> [What needs to be done]:
Your job is to retype all of the data word for word, leaving every image out.

===== Information shown

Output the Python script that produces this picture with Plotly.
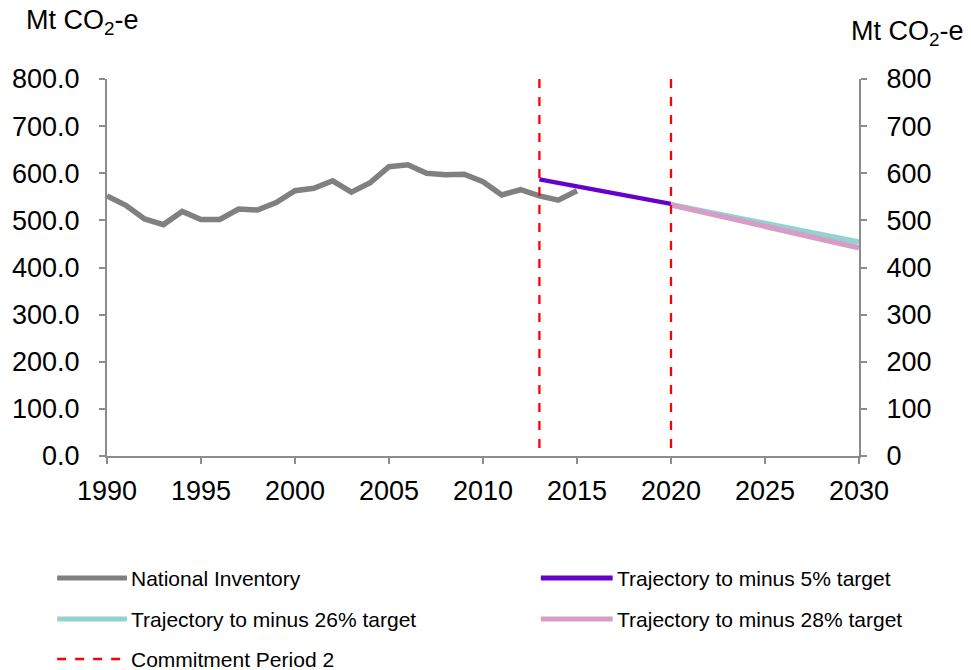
import plotly.graph_objects as go

# ---- data ----
inv_years = list(range(1990, 2016))
inv_values = [552, 532, 503, 491, 519, 502, 502, 524, 522, 538, 563, 568, 584, 560, 580,
              614, 618, 600, 597, 598, 582, 554, 565, 552, 543, 563]

traj5_years = [2013, 2020]
traj5_values = [587, 535]

traj26_years = [2020, 2030]
traj26_values = [533, 454]

traj28_years = [2020, 2030]
traj28_values = [533, 442]

cp_years = [2013, 2020]
cp_range = [800, 0]

names = ["National Inventory", "Trajectory to minus 5% target",
         "Trajectory to minus 26% target", "Trajectory to minus 28% target",
         "Commitment Period 2"]
colors = ["#808080", "#6600CC", "#93D3CF", "#D69EC6", "#FF0000"]
widths = [5.5, 4.5, 5.5, 5.5, 2.3]

FONT = "Liberation Sans, Arial, sans-serif"
AXC = "#8C8C8C"

fig = go.Figure()
fig.add_trace(go.Scatter(x=inv_years, y=inv_values, mode="lines", name=names[0],
                         line=dict(color=colors[0], width=widths[0])))
fig.add_trace(go.Scatter(x=traj5_years, y=traj5_values, mode="lines", name=names[1],
                         line=dict(color=colors[1], width=widths[1])))
fig.add_trace(go.Scatter(x=traj26_years, y=traj26_values, mode="lines", name=names[2],
                         line=dict(color=colors[2], width=widths[2])))
fig.add_trace(go.Scatter(x=traj28_years, y=traj28_values, mode="lines", name=names[3],
                         line=dict(color=colors[3], width=widths[3])))
cx, cy = [], []
for yr in cp_years:
    cx += [yr, yr, None]
    cy += [cp_range[0], cp_range[1], None]
fig.add_trace(go.Scatter(x=cx, y=cy, mode="lines", name=names[4],
                         line=dict(color=colors[4], width=widths[4], dash="9px,9px")))
# invisible trace to activate the secondary axis
fig.add_trace(go.Scatter(x=[1990], y=[0], yaxis="y2", mode="markers",
                         marker=dict(opacity=0), showlegend=False, hoverinfo="skip"))

L, R, T, B = 105, 112, 79, 214
W, H = 971, 670
pw, ph = W - L - R, H - T - B

def px_x(x):
    return (x - L) / pw

def px_y(y):
    return (H - B - y) / ph

shapes = []
annotations = []
legend_items = [
    (0, 55, 125, 127, 578),
    (1, 540, 612, 614, 578),
    (2, 55, 125, 127, 619),
    (3, 540, 612, 614, 619),
    (4, 55, 120, 127, 659),
]
for idx, x0, x1, xt, yrow in legend_items:
    shapes.append(dict(type="line", xref="paper", yref="paper",
                       x0=px_x(x0), x1=px_x(x1), y0=px_y(yrow), y1=px_y(yrow),
                       line=dict(color=colors[idx], width=5 if idx != 4 else 2.3,
                                 dash="9px,9px" if idx == 4 else "solid")))
    annotations.append(dict(xref="paper", yref="paper", x=px_x(xt), y=px_y(yrow),
                            xanchor="left", yanchor="middle", showarrow=False,
                            text=names[idx], font=dict(size=21, color="#000000", family=FONT)))

annotations.append(dict(xref="paper", yref="paper", x=px_x(22), y=px_y(22),
                        xanchor="left", yanchor="middle", showarrow=False,
                        text="Mt CO<sub>2</sub>-e", font=dict(size=27, color="#000000", family=FONT)))
annotations.append(dict(xref="paper", yref="paper", x=px_x(849), y=px_y(33),
                        xanchor="left", yanchor="middle", showarrow=False,
                        text="Mt CO<sub>2</sub>-e", font=dict(size=27, color="#000000", family=FONT)))

fig.update_layout(
    width=W, height=H,
    margin=dict(l=L, r=R, t=T, b=B),
    paper_bgcolor="white", plot_bgcolor="white",
    showlegend=False,
    font=dict(family=FONT, size=24, color="#000000"),
    xaxis=dict(range=[1990, 2030], dtick=5, tick0=1990, showgrid=False, zeroline=False,
               showline=True, linecolor=AXC, linewidth=2, ticks="outside", ticklen=6,
               tickcolor=AXC, tickwidth=2, tickfont=dict(size=27), ticklabelstandoff=4),
    yaxis=dict(range=[0, 800], dtick=100, tickformat=".1f", showgrid=False, zeroline=False,
               showline=True, linecolor=AXC, linewidth=2, ticks="outside", ticklen=6,
               tickcolor=AXC, tickwidth=2, tickfont=dict(size=27), ticklabelstandoff=14),
    yaxis2=dict(range=[0, 800], dtick=100, tickformat="d", overlaying="y", side="right",
                showgrid=False, zeroline=False, showline=True, linecolor=AXC, linewidth=2,
                ticks="outside", ticklen=6, tickcolor=AXC, tickwidth=2,
                tickfont=dict(size=27), ticklabelstandoff=14),
    shapes=shapes,
    annotations=annotations,
)

fig.write_html("out.html", config={"displayModeBar": False},
               post_script="document.body.style.margin='0px';document.body.style.padding='0px';")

==========

> [Solution]:
Output the Python script that produces this picture with Plotly.
import plotly.graph_objects as go

# ---- data ----
inv_years = list(range(1990, 2016))
inv_values = [552, 532, 503, 491, 519, 502, 502, 524, 522, 538, 563, 568, 584, 560, 580,
              614, 618, 600, 597, 598, 582, 554, 565, 552, 543, 563]

traj5_years = [2013, 2020]
traj5_values = [587, 535]

traj26_years = [2020, 2030]
traj26_values = [533, 454]

traj28_years = [2020, 2030]
traj28_values = [533, 442]

cp_years = [2013, 2020]
cp_range = [800, 0]

names = ["National Inventory", "Trajectory to minus 5% target",
         "Trajectory to minus 26% target", "Trajectory to minus 28% target",
         "Commitment Period 2"]
colors = ["#808080", "#6600CC", "#93D3CF", "#D69EC6", "#FF0000"]
widths = [5.5, 4.5, 5.5, 5.5, 2.3]

FONT = "Liberation Sans, Arial, sans-serif"
AXC = "#8C8C8C"

fig = go.Figure()
fig.add_trace(go.Scatter(x=inv_years, y=inv_values, mode="lines", name=names[0],
                         line=dict(color=colors[0], width=widths[0])))
fig.add_trace(go.Scatter(x=traj5_years, y=traj5_values, mode="lines", name=names[1],
                         line=dict(color=colors[1], width=widths[1])))
fig.add_trace(go.Scatter(x=traj26_years, y=traj26_values, mode="lines", name=names[2],
                         line=dict(color=colors[2], width=widths[2])))
fig.add_trace(go.Scatter(x=traj28_years, y=traj28_values, mode="lines", name=names[3],
                         line=dict(color=colors[3], width=widths[3])))
cx, cy = [], []
for yr in cp_years:
    cx += [yr, yr, None]
    cy += [cp_range[0], cp_range[1], None]
fig.add_trace(go.Scatter(x=cx, y=cy, mode="lines", name=names[4],
                         line=dict(color=colors[4], width=widths[4], dash="9px,9px")))
# invisible trace to activate the secondary axis
fig.add_trace(go.Scatter(x=[1990], y=[0], yaxis="y2", mode="markers",
                         marker=dict(opacity=0), showlegend=False, hoverinfo="skip"))

L, R, T, B = 105, 112, 79, 214
W, H = 971, 670
pw, ph = W - L - R, H - T - B

def px_x(x):
    return (x - L) / pw

def px_y(y):
    return (H - B - y) / ph

shapes = []
annotations = []
legend_items = [
    (0, 55, 125, 127, 578),
    (1, 540, 612, 614, 578),
    (2, 55, 125, 127, 619),
    (3, 540, 612, 614, 619),
    (4, 55, 120, 127, 659),
]
for idx, x0, x1, xt, yrow in legend_items:
    shapes.append(dict(type="line", xref="paper", yref="paper",
                       x0=px_x(x0), x1=px_x(x1), y0=px_y(yrow), y1=px_y(yrow),
                       line=dict(color=colors[idx], width=5 if idx != 4 else 2.3,
                                 dash="9px,9px" if idx == 4 else "solid")))
    annotations.append(dict(xref="paper", yref="paper", x=px_x(xt), y=px_y(yrow),
                            xanchor="left", yanchor="middle", showarrow=False,
                            text=names[idx], font=dict(size=21, color="#000000", family=FONT)))

annotations.append(dict(xref="paper", yref="paper", x=px_x(22), y=px_y(22),
                        xanchor="left", yanchor="middle", showarrow=False,
                        text="Mt CO<sub>2</sub>-e", font=dict(size=27, color="#000000", family=FONT)))
annotations.append(dict(xref="paper", yref="paper", x=px_x(849), y=px_y(33),
                        xanchor="left", yanchor="middle", showarrow=False,
                        text="Mt CO<sub>2</sub>-e", font=dict(size=27, color="#000000", family=FONT)))

fig.update_layout(
    width=W, height=H,
    margin=dict(l=L, r=R, t=T, b=B),
    paper_bgcolor="white", plot_bgcolor="white",
    showlegend=False,
    font=dict(family=FONT, size=24, color="#000000"),
    xaxis=dict(range=[1990, 2030], dtick=5, tick0=1990, showgrid=False, zeroline=False,
               showline=True, linecolor=AXC, linewidth=2, ticks="outside", ticklen=6,
               tickcolor=AXC, tickwidth=2, tickfont=dict(size=27), ticklabelstandoff=4),
    yaxis=dict(range=[0, 800], dtick=100, tickformat=".1f", showgrid=False, zeroline=False,
               showline=True, linecolor=AXC, linewidth=2, ticks="outside", ticklen=6,
               tickcolor=AXC, tickwidth=2, tickfont=dict(size=27), ticklabelstandoff=14),
    yaxis2=dict(range=[0, 800], dtick=100, tickformat="d", overlaying="y", side="right",
                showgrid=False, zeroline=False, showline=True, linecolor=AXC, linewidth=2,
                ticks="outside", ticklen=6, tickcolor=AXC, tickwidth=2,
                tickfont=dict(size=27), ticklabelstandoff=14),
    shapes=shapes,
    annotations=annotations,
)

fig.write_html("out.html", config={"displayModeBar": False},
               post_script="document.body.style.margin='0px';document.body.style.padding='0px';")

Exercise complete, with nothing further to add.